--- Supplied information ---
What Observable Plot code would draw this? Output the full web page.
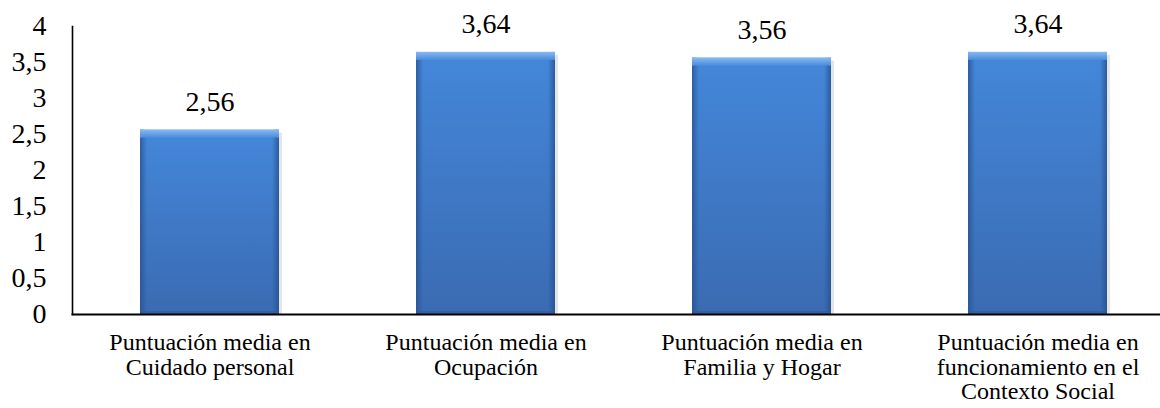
<!DOCTYPE html>
<html>
<head>
<meta charset="utf-8">
<script src="https://cdn.jsdelivr.net/npm/d3@7"></script>
<script src="https://cdn.jsdelivr.net/npm/@observablehq/plot@0.6"></script>
<style>
  html, body { margin: 0; padding: 0; background: #fff; }
  #chart { width: 1160px; height: 408px; }
  #chart svg, #chart svg text { font-family: "Liberation Serif", "Times New Roman", "DejaVu Serif", serif !important; }
</style>
</head>
<body>
<div id="chart"></div>
<script>
const categories = [
  "Puntuación media en\nCuidado personal",
  "Puntuación media en\nOcupación",
  "Puntuación media en\nFamilia y Hogar",
  "Puntuación media en\nfuncionamiento en el\nContexto Social"
];
const values = [2.56, 3.64, 3.56, 3.64];
const yTicks = [0, 0.5, 1, 1.5, 2, 2.5, 3, 3.5, 4];

const data = categories.map((c, i) => ({category: c, value: values[i]}));
const fmt = d => String(d).replace(".", ",");

const chart = Plot.plot({
  width: 1160,
  height: 408,
  marginLeft: 72,
  marginRight: 0,
  marginTop: 26,
  marginBottom: 94,
  style: {color: "#000", background: "#fff", overflow: "visible"},
  x: {domain: categories, range: [72, 1175], paddingInner: 0.496, paddingOuter: 0.246, label: null},
  y: {domain: [0, 4], label: null},
  marks: [
    Plot.barY(data, {x: "category", y: "value", fill: "#000", fillOpacity: 0.10, dx: 3, insetTop: 3}),
    Plot.barY(data, {x: "category", y: "value", fill: "url(#bodyGrad)"}),
    Plot.barY(data, {x: "category", y: "value", fill: "url(#sideGrad)"}),
    Plot.barY(data, {x: "category", y1: "value", y2: "value", insetBottom: -8, fill: "url(#topGrad)"}),
    Plot.barY(data, {x: "category", y1: 0, y2: 0, insetTop: -3, fill: "#2f5c9a", fillOpacity: 0.6}),
    Plot.frame({anchor: "left", stroke: "#000", strokeWidth: 1.6}),
    Plot.frame({anchor: "bottom", stroke: "#000", strokeWidth: 2}),
    Plot.axisY({ticks: yTicks, tickFormat: fmt, tickSize: 0, tickPadding: 26, fontSize: 28, label: null}),
    Plot.axisX({tickSize: 0, tickPadding: 18, fontSize: 24, lineHeight: 1.03, label: null}),
    Plot.text(data, {x: "category", y: "value", text: d => fmt(d.value), lineAnchor: "bottom", dy: -19, fontSize: 28, fill: "#000"})
  ]
});

const svgEl = chart.tagName.toLowerCase() === "svg" ? chart : chart.querySelector("svg");
const defs = d3.select(svgEl).insert("defs", ":first-child");
const bodyG = defs.append("linearGradient").attr("id", "bodyGrad").attr("x1", 0).attr("y1", 0).attr("x2", 0).attr("y2", 1);
bodyG.append("stop").attr("offset", "0%").attr("stop-color", "#4487da");
bodyG.append("stop").attr("offset", "100%").attr("stop-color", "#3a6bb2");
const sideG = defs.append("linearGradient").attr("id", "sideGrad").attr("x1", 0).attr("y1", 0).attr("x2", 1).attr("y2", 0);
sideG.append("stop").attr("offset", "0%").attr("stop-color", "#24508f").attr("stop-opacity", 0.75);
sideG.append("stop").attr("offset", "5%").attr("stop-color", "#24508f").attr("stop-opacity", 0.0);
sideG.append("stop").attr("offset", "95%").attr("stop-color", "#24508f").attr("stop-opacity", 0.0);
sideG.append("stop").attr("offset", "100%").attr("stop-color", "#24508f").attr("stop-opacity", 0.8);
const topG = defs.append("linearGradient").attr("id", "topGrad").attr("x1", 0).attr("y1", 0).attr("x2", 0).attr("y2", 1);
topG.append("stop").attr("offset", "0%").attr("stop-color", "#86b9f2");
topG.append("stop").attr("offset", "100%").attr("stop-color", "#4a8bdb");

document.getElementById("chart").appendChild(chart);
</script>
</body>
</html>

--- Goal of the exercise ---
Return exactly what appears from the opening line of the material through the line with "const fmt = d", apart from the pictures.

--- Exercise solution ---
What Observable Plot code would draw this? Output the full web page.
<!DOCTYPE html>
<html>
<head>
<meta charset="utf-8">
<script src="https://cdn.jsdelivr.net/npm/d3@7"></script>
<script src="https://cdn.jsdelivr.net/npm/@observablehq/plot@0.6"></script>
<style>
  html, body { margin: 0; padding: 0; background: #fff; }
  #chart { width: 1160px; height: 408px; }
  #chart svg, #chart svg text { font-family: "Liberation Serif", "Times New Roman", "DejaVu Serif", serif !important; }
</style>
</head>
<body>
<div id="chart"></div>
<script>
const categories = [
  "Puntuación media en\nCuidado personal",
  "Puntuación media en\nOcupación",
  "Puntuación media en\nFamilia y Hogar",
  "Puntuación media en\nfuncionamiento en el\nContexto Social"
];
const values = [2.56, 3.64, 3.56, 3.64];
const yTicks = [0, 0.5, 1, 1.5, 2, 2.5, 3, 3.5, 4];

const data = categories.map((c, i) => ({category: c, value: values[i]}));
const fmt = d => String(d).replace(".", ",");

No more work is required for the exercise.